Go through the records and copy each line where the word "that" occurs.

The records:
## begin
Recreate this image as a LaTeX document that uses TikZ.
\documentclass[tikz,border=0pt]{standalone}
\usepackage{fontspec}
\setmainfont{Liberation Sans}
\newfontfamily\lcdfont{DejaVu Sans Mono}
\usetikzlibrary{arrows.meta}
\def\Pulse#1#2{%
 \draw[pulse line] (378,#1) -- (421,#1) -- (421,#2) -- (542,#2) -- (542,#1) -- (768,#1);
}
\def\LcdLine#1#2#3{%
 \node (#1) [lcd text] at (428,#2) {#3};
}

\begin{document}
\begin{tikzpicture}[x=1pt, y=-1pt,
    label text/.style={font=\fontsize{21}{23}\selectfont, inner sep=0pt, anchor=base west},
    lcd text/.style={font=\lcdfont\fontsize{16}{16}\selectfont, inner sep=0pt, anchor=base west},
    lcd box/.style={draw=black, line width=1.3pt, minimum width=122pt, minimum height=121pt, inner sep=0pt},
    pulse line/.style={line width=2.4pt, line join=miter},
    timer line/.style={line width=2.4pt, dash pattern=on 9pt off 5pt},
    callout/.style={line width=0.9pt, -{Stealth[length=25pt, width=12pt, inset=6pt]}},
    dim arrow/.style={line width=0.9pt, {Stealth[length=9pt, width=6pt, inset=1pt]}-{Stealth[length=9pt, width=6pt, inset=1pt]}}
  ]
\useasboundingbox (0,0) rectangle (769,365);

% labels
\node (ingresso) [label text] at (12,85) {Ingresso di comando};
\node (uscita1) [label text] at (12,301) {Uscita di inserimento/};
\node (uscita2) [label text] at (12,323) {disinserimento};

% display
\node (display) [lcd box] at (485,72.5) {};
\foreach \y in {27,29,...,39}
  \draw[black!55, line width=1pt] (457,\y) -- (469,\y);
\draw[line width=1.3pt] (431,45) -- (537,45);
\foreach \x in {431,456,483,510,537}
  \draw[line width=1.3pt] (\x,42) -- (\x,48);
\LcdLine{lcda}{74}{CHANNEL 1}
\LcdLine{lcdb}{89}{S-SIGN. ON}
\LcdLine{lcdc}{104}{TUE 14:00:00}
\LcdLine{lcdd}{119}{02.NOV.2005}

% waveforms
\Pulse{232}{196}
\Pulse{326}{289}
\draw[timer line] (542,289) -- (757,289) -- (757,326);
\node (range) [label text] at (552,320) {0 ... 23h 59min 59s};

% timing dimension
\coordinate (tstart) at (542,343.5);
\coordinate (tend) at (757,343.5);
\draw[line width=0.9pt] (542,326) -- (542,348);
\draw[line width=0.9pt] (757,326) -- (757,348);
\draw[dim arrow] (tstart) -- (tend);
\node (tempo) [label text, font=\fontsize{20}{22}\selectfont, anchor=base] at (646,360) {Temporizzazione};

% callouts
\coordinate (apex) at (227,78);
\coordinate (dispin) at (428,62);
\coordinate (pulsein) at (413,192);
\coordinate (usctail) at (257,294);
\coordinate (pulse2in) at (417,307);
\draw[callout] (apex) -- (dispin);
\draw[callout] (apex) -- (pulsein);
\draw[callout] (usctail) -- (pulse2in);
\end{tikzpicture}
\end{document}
## end
## begin
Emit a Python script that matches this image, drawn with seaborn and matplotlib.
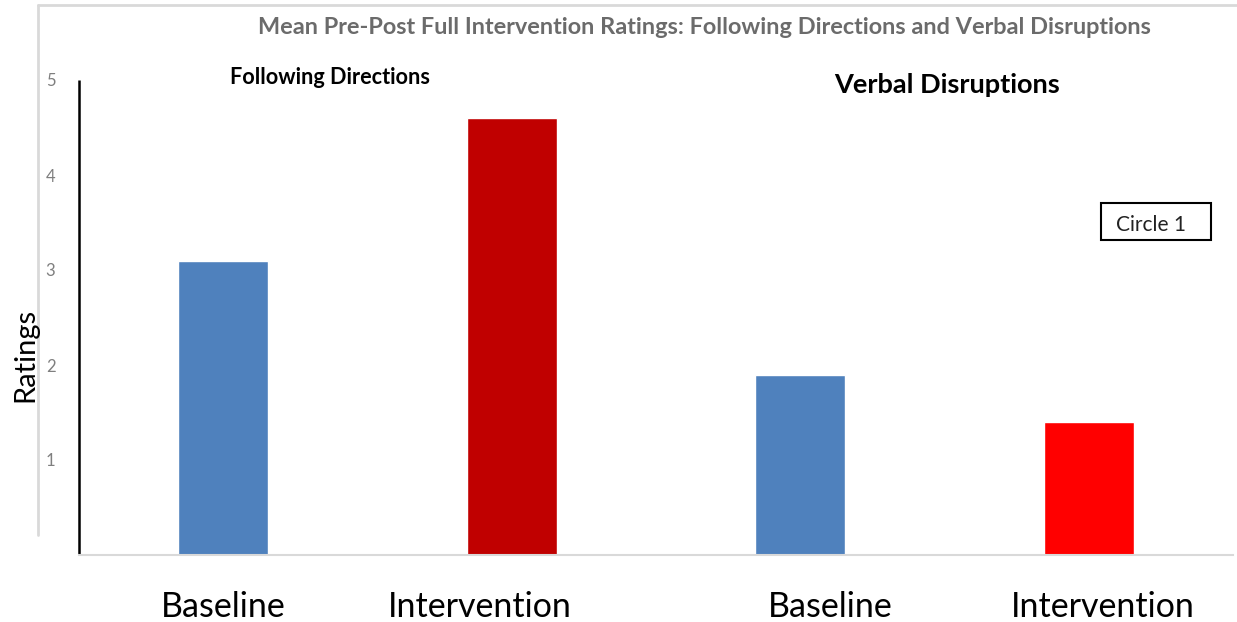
## end
Result:
Recreate this image as a LaTeX document that uses TikZ.
Emit a Python script that matches this image, drawn with seaborn and matplotlib.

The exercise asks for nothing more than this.